Love and Friendship – 7.8

May there always be an England, particularly an England of manor houses, landed gentry, beautiful clothes and complete paragraphs – even better when described by Jane Austen. Kate Beckinsale is marvelous as the conniving Lady Susan of the book’s title and everyone else revolves around her, with the men rather more buffoonish and the women more engaged in society as a sport. Writer-director-producer Whit Stillman has the right amount of fun presenting his tableaux, with beautiful music and gorgeous settings. We can all concur as we laugh at the gentleman’s comment, “I think everyone should live on their own land.”

Sunset Story – 5.5

Aimless and about an hour too long, it gave the impression of being transcribed from the Scottish equivalent of Gone With the Wind and better suited to a TV miniseries – both of which turn out to be the case. Just when we thought we’d reached the end of a pointless but pleasant glance at life in rural Scotland, the “bad thing” we sort of knew was coming showed up and made a mess of the story. We did get a view of Scotland as a very different place with a lot of taciturn folk.

The Nice Guys – 6.5

A fine comedic performance by Ryan Gosling as a bumbling L.A. private eye in this silly but harmless piffle that echoes much better noir films of the past. Russell Crowe lends heft to the proceedings, which go a little haywire once bullets, sadly but inevitably, start to spray.

Weiner – 7

1. Why would anyone let documentary filmmakers into their private lives when the backdrop is a national scandal?

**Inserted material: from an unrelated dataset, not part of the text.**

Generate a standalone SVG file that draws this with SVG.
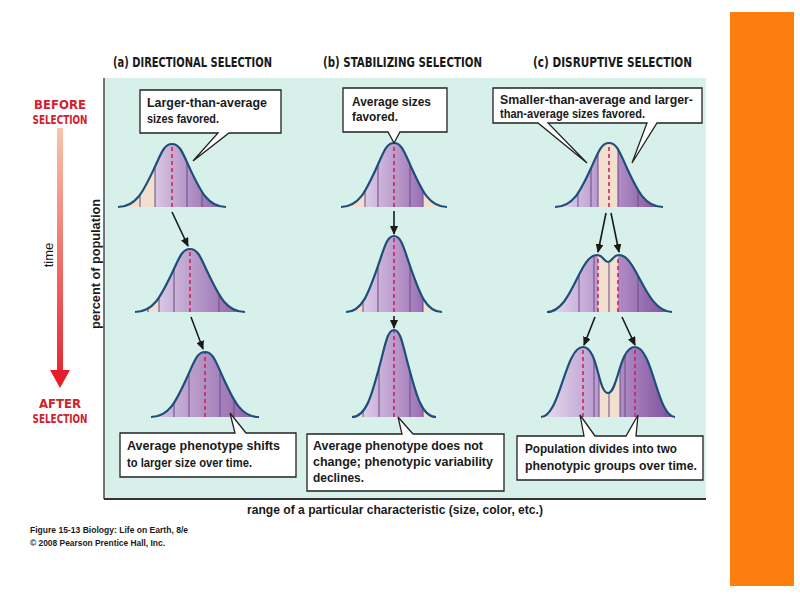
<svg xmlns="http://www.w3.org/2000/svg" xmlns:xlink="http://www.w3.org/1999/xlink" width="800" height="600" viewBox="0 0 800 600">
<style>
.hdr{font-family:"Liberation Sans Narrow","DejaVu Sans Condensed","Liberation Sans",sans-serif;font-weight:bold;font-size:13.5px;fill:#1a1a1a}
.t{font-family:"Liberation Sans","DejaVu Sans",sans-serif;font-weight:bold;font-size:13px;fill:#1a1a1a}
.red{font-family:"Liberation Sans Narrow","DejaVu Sans Condensed","Liberation Sans",sans-serif;font-weight:bold;font-size:13px;fill:#d4202a}
.ax{font-family:"Liberation Sans","DejaVu Sans",sans-serif;font-size:13px;fill:#1a1a1a}
.cap{font-family:"Liberation Sans","DejaVu Sans",sans-serif;font-weight:bold;font-size:8.5px;fill:#1a1a1a}
.box{fill:#fff;stroke:#222;stroke-width:1.3;stroke-linejoin:miter}
.curve{fill:none;stroke:#1d4f7a;stroke-width:2.2}
.div{fill:none;stroke:#6a4a86;stroke-width:1}
.dash{fill:none;stroke:#cc2458;stroke-width:1.6;stroke-dasharray:4 3}
.pe{fill:#f2dfd0}
.arr{fill:none;stroke:#1a1a1a;stroke-width:1.6}
</style>
<defs>
<linearGradient id="gA"><stop offset="0" stop-color="#d9c6e4"/><stop offset="1" stop-color="#8a5ba4"/></linearGradient>
<linearGradient id="gS"><stop offset="0" stop-color="#ddcbe7"/><stop offset="1" stop-color="#9b6fb4"/></linearGradient>
<linearGradient id="gL"><stop offset="0" stop-color="#ece3f2"/><stop offset="1" stop-color="#b899cd"/></linearGradient>
<linearGradient id="gD"><stop offset="0" stop-color="#b08dc6"/><stop offset="1" stop-color="#7c4a96"/></linearGradient>
<linearGradient id="gTime" gradientUnits="userSpaceOnUse" x1="0" y1="128" x2="0" y2="388"><stop offset="0" stop-color="#f8c4ae"/><stop offset="1" stop-color="#e61e28"/></linearGradient>
<marker id="ah" markerUnits="userSpaceOnUse" markerWidth="9" markerHeight="8" refX="8" refY="4" orient="auto"><path d="M0,0 L9,4 L0,8 Z" fill="#1a1a1a"/></marker>
<path id="c1a" d="M118,207 C136,207 143.2,191.7 154,168.8 C161.2,153.4 163.9,144 172,144 C180.1,144 182.8,153.4 190,168.8 C200.8,191.7 208,207 226,207"/>
<path id="c1b" d="M341,207 C358.7,207 365.7,191.4 376.3,168.2 C383.4,152.6 386,143 394,143 C402,143 404.6,152.6 411.7,168.2 C422.3,191.4 429.3,207 447,207"/>
<path id="c1c" d="M555,207 C573,207 580.2,191.4 591,168.2 C598.2,152.6 600.9,143 609,143 C617.1,143 619.8,152.6 627,168.2 C637.8,191.4 645,207 663,207"/>
<path id="c2a" d="M135,312 C153.3,312 160.7,296.7 171.7,273.8 C179,258.4 181.75,249 190,249 C198.25,249 201,258.4 208.3,273.8 C219.3,296.7 226.7,312 245,312"/>
<path id="c2b" d="M346,312 C362,312 368.4,293.5 378,265.9 C384.4,247.4 386.8,236 394,236 C401.2,236 403.6,247.4 410,265.9 C419.6,293.5 426,312 442,312"/>
<path id="c2c" d="M547,312 C572,312 579,255 597,255 C603,255 604,262 608,262 C612,262 613,255 619,255 C637,255 645,312 672,312"/>
<path id="c3a" d="M151,417 C169,417 176.2,401.2 187,377.5 C194.2,361.7 196.9,352 205,352 C213.1,352 215.8,361.7 223,377.5 C233.8,401.2 241,417 259,417"/>
<path id="c3b" d="M352,417 C366,417 371.6,395.9 380,364.2 C385.6,343 387.7,330 394,330 C400.3,330 402.4,343 408,364.2 C416.4,395.9 422,417 436,417"/>
<path id="c3c" d="M541,417 C560,417 565,347 583,347 C598,347 598,393 608,393 C618,393 619,347 635,347 C653,347 657,417 675,417"/>
<clipPath id="k1a"><use xlink:href="#c1a"/></clipPath>
<clipPath id="k1b"><use xlink:href="#c1b"/></clipPath>
<clipPath id="k1c"><use xlink:href="#c1c"/></clipPath>
<clipPath id="k2a"><use xlink:href="#c2a"/></clipPath>
<clipPath id="k2b"><use xlink:href="#c2b"/></clipPath>
<clipPath id="k2c"><use xlink:href="#c2c"/></clipPath>
<clipPath id="k3a"><use xlink:href="#c3a"/></clipPath>
<clipPath id="k3b"><use xlink:href="#c3b"/></clipPath>
<clipPath id="k3c"><use xlink:href="#c3c"/></clipPath>
</defs>

<rect width="800" height="600" fill="#ffffff"/>
<rect id="orange-bar" x="730" y="12" width="64" height="574" fill="#fd7e0f"/>

<g id="panel">
<rect x="104" y="78" width="602" height="421" fill="#d7f0e9"/>
<line x1="104" y1="78" x2="104" y2="499" stroke="#555" stroke-width="1.6"/>
<line x1="104" y1="499" x2="706" y2="499" stroke="#333" stroke-width="1.8"/>
</g>

<g id="headers">
<text class="hdr" x="113" y="67" textLength="159" lengthAdjust="spacingAndGlyphs">(a) DIRECTIONAL SELECTION</text>
<text class="hdr" x="323" y="67" textLength="159" lengthAdjust="spacingAndGlyphs">(b)  STABILIZING SELECTION</text>
<text class="hdr" x="533" y="67" textLength="159" lengthAdjust="spacingAndGlyphs">(c)  DISRUPTIVE SELECTION</text>
</g>

<g id="time-axis">
<text class="red" x="60" y="109" text-anchor="middle">BEFORE</text>
<text class="red" x="60" y="124" text-anchor="middle" textLength="55" lengthAdjust="spacingAndGlyphs">SELECTION</text>
<rect x="57" y="128" width="6" height="244" fill="url(#gTime)"/>
<polygon points="50,370 70,370 60,388" fill="#e61e28"/>
<text class="red" x="60" y="408" text-anchor="middle">AFTER</text>
<text class="red" x="60" y="423" text-anchor="middle" textLength="55" lengthAdjust="spacingAndGlyphs">SELECTION</text>
<text class="ax" transform="translate(53,255) rotate(-90)" text-anchor="middle">time</text>
<text class="t" transform="translate(100,264) rotate(-90)" text-anchor="middle" textLength="130" lengthAdjust="spacingAndGlyphs">percent of population</text>
</g>

<g id="curve-1a">
<g clip-path="url(#k1a)">
<rect class="pe" x="110" y="140" width="45" height="70"/>
<rect x="155" y="140" width="72" height="70" fill="url(#gA)"/>
<path class="div" d="M140,207V140M155,207V140M187,207V140M202,207V140"/>
<path class="dash" d="M172,207V145"/>
</g>
<use xlink:href="#c1a" class="curve"/>
</g>
<g id="curve-2a">
<g clip-path="url(#k2a)">
<rect class="pe" x="130" y="245" width="29" height="70"/>
<rect x="159" y="245" width="88" height="70" fill="url(#gA)"/>
<path class="div" d="M148,312V245M159,312V245M174,312V245M219,312V245"/>
<path class="dash" d="M190,312V250"/>
</g>
<use xlink:href="#c2a" class="curve"/>
</g>
<g id="curve-3a">
<g clip-path="url(#k3a)">
<rect x="150" y="348" width="110" height="72" fill="url(#gA)"/>
<path class="div" d="M174,417V350M189,417V350M220,417V350M234,417V350"/>
<path class="dash" d="M205,417V353"/>
</g>
<use xlink:href="#c3a" class="curve"/>
</g>

<g id="curve-1b">
<g clip-path="url(#k1b)">
<rect class="pe" x="338" y="140" width="27" height="70"/>
<rect x="365" y="140" width="58" height="70" fill="url(#gS)"/>
<rect class="pe" x="423" y="140" width="27" height="70"/>
<path class="div" d="M365,207V140M378,207V140M410,207V140M423,207V140"/>
<path class="dash" d="M394,207V144"/>
</g>
<use xlink:href="#c1b" class="curve"/>
</g>
<g id="curve-2b">
<g clip-path="url(#k2b)">
<rect class="pe" x="343" y="232" width="20" height="82"/>
<rect x="363" y="232" width="60" height="82" fill="url(#gS)"/>
<rect class="pe" x="423" y="232" width="22" height="82"/>
<path class="div" d="M363,312V232M378,312V232M410,312V232M423,312V232"/>
<path class="dash" d="M394,312V237"/>
</g>
<use xlink:href="#c2b" class="curve"/>
</g>
<g id="curve-3b">
<g clip-path="url(#k3b)">
<rect class="pe" x="350" y="326" width="13" height="93"/>
<rect x="363" y="326" width="60" height="93" fill="url(#gS)"/>
<rect class="pe" x="423" y="326" width="15" height="93"/>
<path class="div" d="M363,417V326M379,417V326M410,417V326M423,417V326"/>
<path class="dash" d="M394,417V331"/>
</g>
<use xlink:href="#c3b" class="curve"/>
</g>

<g id="curve-1c">
<g clip-path="url(#k1c)">
<rect x="552" y="140" width="46" height="70" fill="url(#gL)"/>
<rect class="pe" x="598" y="140" width="20" height="70"/>
<rect x="618" y="140" width="48" height="70" fill="url(#gD)"/>
<path class="div" d="M578,207V140M591,207V140M598,207V140M618,207V140M638,207V140"/>
<path class="dash" d="M609,207V144"/>
</g>
<use xlink:href="#c1c" class="curve"/>
</g>
<g id="curve-2c">
<g clip-path="url(#k2c)">
<rect x="545" y="250" width="53" height="64" fill="url(#gL)"/>
<rect class="pe" x="598" y="250" width="20" height="64"/>
<rect x="618" y="250" width="56" height="64" fill="url(#gD)"/>
<path class="div" d="M579,312V250M594,312V250M609,312V250M638,312V250"/>
<path class="dash" d="M598,312V256M618,312V256"/>
</g>
<use xlink:href="#c2c" class="curve"/>
</g>
<g id="curve-3c">
<g clip-path="url(#k3c)">
<rect x="538" y="343" width="61" height="76" fill="url(#gL)"/>
<rect class="pe" x="599" y="343" width="21" height="76"/>
<rect x="620" y="343" width="57" height="76" fill="url(#gD)"/>
<path class="div" d="M594,417V343M599,417V343M609,417V343M620,417V343M625,417V343"/>
<path class="dash" d="M583,417V348M635,417V348"/>
</g>
<use xlink:href="#c3c" class="curve"/>
</g>

<g id="connectors">
<line class="arr" x1="172" y1="212" x2="188" y2="246" marker-end="url(#ah)"/>
<line class="arr" x1="191" y1="317" x2="203" y2="349" marker-end="url(#ah)"/>
<line class="arr" x1="394" y1="211" x2="394" y2="234" marker-end="url(#ah)"/>
<line class="arr" x1="394" y1="316" x2="394" y2="328" marker-end="url(#ah)"/>
<line class="arr" x1="606" y1="213" x2="598" y2="252" marker-end="url(#ah)"/>
<line class="arr" x1="611" y1="213" x2="619" y2="252" marker-end="url(#ah)"/>
<line class="arr" x1="595" y1="317" x2="584" y2="345" marker-end="url(#ah)"/>
<line class="arr" x1="622" y1="317" x2="635" y2="345" marker-end="url(#ah)"/>
</g>

<g id="callout-a-top">
<path class="box" d="M140,90 H281 V133 H229 L193,161 L218,133 H140 Z"/>
<text class="t" x="147" y="107" textLength="120" lengthAdjust="spacingAndGlyphs">Larger-than-average</text>
<text class="t" x="147" y="123" textLength="72" lengthAdjust="spacingAndGlyphs">sizes favored.</text>
</g>
<g id="callout-b-top">
<path class="box" d="M343,88 H447 V132 H400 L394,143 L388,132 H343 Z"/>
<text class="t" x="352" y="106" textLength="79" lengthAdjust="spacingAndGlyphs">Average sizes</text>
<text class="t" x="352" y="121" textLength="46" lengthAdjust="spacingAndGlyphs">favored.</text>
</g>
<g id="callout-c-top">
<path class="box" d="M493,88 H702 V123 H657 L632,163 L647,123 H548 L587,163 L538,123 H493 Z"/>
<text class="t" x="500" y="104" textLength="193" lengthAdjust="spacingAndGlyphs">Smaller-than-average and larger-</text>
<text class="t" x="500" y="118" textLength="145" lengthAdjust="spacingAndGlyphs">than-average sizes favored.</text>
</g>

<g id="callout-a-bottom">
<path class="box" d="M120,433 H235 L230,413 L246,433 H296 V477 H120 Z"/>
<text class="t" x="127" y="450" textLength="153" lengthAdjust="spacingAndGlyphs">Average phenotype shifts</text>
<text class="t" x="127" y="467" textLength="125" lengthAdjust="spacingAndGlyphs">to larger size over time.</text>
</g>
<g id="callout-b-bottom">
<path class="box" d="M307,434 H402 L398,417 L413,434 H504 V491 H307 Z"/>
<text class="t" x="313" y="450" textLength="170" lengthAdjust="spacingAndGlyphs">Average phenotype does not</text>
<text class="t" x="313" y="466" textLength="180" lengthAdjust="spacingAndGlyphs">change; phenotypic variability</text>
<text class="t" x="313" y="482" textLength="51" lengthAdjust="spacingAndGlyphs">declines.</text>
</g>
<g id="callout-c-bottom">
<path class="box" d="M517,436 H584 L580,415 L595,436 H626 L638,415 L636,436 H703 V480 H517 Z"/>
<text class="t" x="525" y="453" textLength="152" lengthAdjust="spacingAndGlyphs">Population divides into two</text>
<text class="t" x="525" y="470" textLength="172" lengthAdjust="spacingAndGlyphs">phenotypic groups over time.</text>
</g>

<g id="x-axis-label">
<text class="t" x="247" y="514" textLength="296" lengthAdjust="spacingAndGlyphs">range of a particular characteristic (size, color, etc.)</text>
</g>
<g id="caption">
<text class="cap" x="30" y="533" textLength="158" lengthAdjust="spacingAndGlyphs">Figure 15-13  Biology: Life on Earth, 8/e</text>
<text class="cap" x="30" y="546" textLength="135" lengthAdjust="spacingAndGlyphs">© 2008 Pearson Prentice Hall, Inc.</text>
</g>
</svg>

2. Why would they let the filming continue when a new scandal erupts and all your relationships are under major stress?

3. That said, I couldn’t help but feel sympathy for ex-Congressman Anthony Weiner who – major foible aside – seemed smart, reasonable and trying to do his best, mainly because

4. The press came off as badly as in all the fictional films where I feel they are being unfairly characterized: camera trucks on the lawn, etc.

5. Did Weiner really want and intend to fight for the little guy, or is that just a line to get elected? And which is the case for Hillary, and every other politician who says the same thing?

In short, this was a provocative movie to watch during election season, both for what it suggests about the people running for office and the way the electorate gets its information. As a study in narcissism, it is merely a primer for what we are seeing with Donald Trump.

Popstar: Don’t Stop Don’t Stopping – 5

This Andy Samberg update of Spinal Tap never got off the ground for me. I kept waiting for something to laugh at, or for music to enjoy, but the whole thing was too self-referential, too tongue-in-its-own-cheek, too artificial. Maybe if I thought Andy Samberg was funny – or at least interesting – I would have enjoyed it more.

Maggie’s Plan – 7.3

Another cuddly Greta Herwig vehicle – does she ever play other than the lovable not-quite-loser but not exactly Julia Roberts? There are a bundle of pleasantly smile-inducing moments, especially early on before a plot takes over, including a marvelous cameo for Wallace Shawn. Ethan Hawke is convincing as a charmer whose narcissism is overlooked but always present. My main problem was the Julianne Moore character: why did she have to have her hair pulled up to look so unattractive and speak with a Danish (?) accent to sound so unattractive? There needed to be some reason John would want to go back to her, and it wasn’t there.